The Washington Wizards stink. They can’t win on the road, they can barely win at home and just when you think they’ve secured a rare victory, they find some way, any way, to squander it. I’m done with this team until next season or at least until they win a game on the road (which could very well be next season anyway).

These are dangerous times in the District for basketball fans. The team is spiraling to another lottery pick which bodes well for acquiring some additional help, but Washington, traditionally, hasn’t done the best job of nurturing and improving its players. Free agents have been reluctant to relocate to the area, which hurts Washington’s best chances of improving. For Wizards fans hoping for a sniff at the postseason, they’ll need consistent turnarounds from the Andray Blatches, the Nick Youngs and the JaVale McGees of the team—but good luck with that.

Although Young is in the midst of a career season, he’s shown the perplexing propensity of being able to follow up a 30-point game with a six-point stinker. The big time scorers in this league are big time scorers every night. If Young is going to be the top scoring threat on the team then he has to be more consistent, something he has yet to show.

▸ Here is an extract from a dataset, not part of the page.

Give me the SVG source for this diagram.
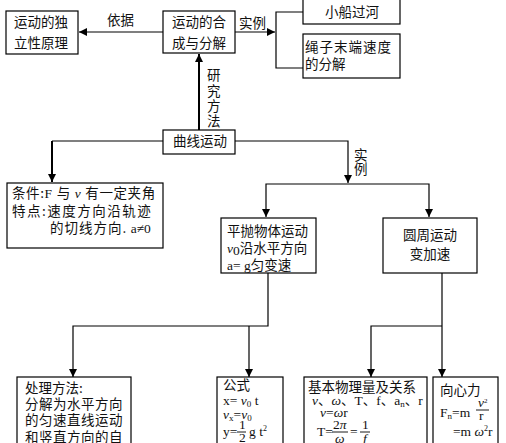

After putting up career numbers towards the end of last season, Blatche appeared to be on the road to becoming an All Star. But so far this season, the 24-year-old power forward hasn’t quite been star material this year. A penchant for jacking 20-foot jumpshots and occasional mental lapses has plagued Blatche’s 2010-11 season, and fans at the Verizon Center haven’t exactly hidden their frustrations. Blatche’s inconsistency has consistently earned him his own share of boos, understandable after the organization granted him a $35 million contract extension last summer.

McGee remains a work-in-progress but young centers are worth the headache. On good nights, the 22-year-old is a force to be reckoned with. His athleticism is rivaled by few players in the NBA and when engaged, his defensive presence can be off the charts but those nights are still few and far in between.

Yet, despite the aforementioned struggles of the three young Wizards, they’re all having career years. Washington isn’t bad because of a lack of talent; they’re bad because of a lack of consistency. Young, Blatche and McGee are all keepers but only if the team can groom them to fill their potential.

The team has a point guard in John Wall who’s going to be around for a while—that’s a given. But when it comes to his three sidekicks, it’s only so long that a team can keep holding out on potential before it’s forced to move on.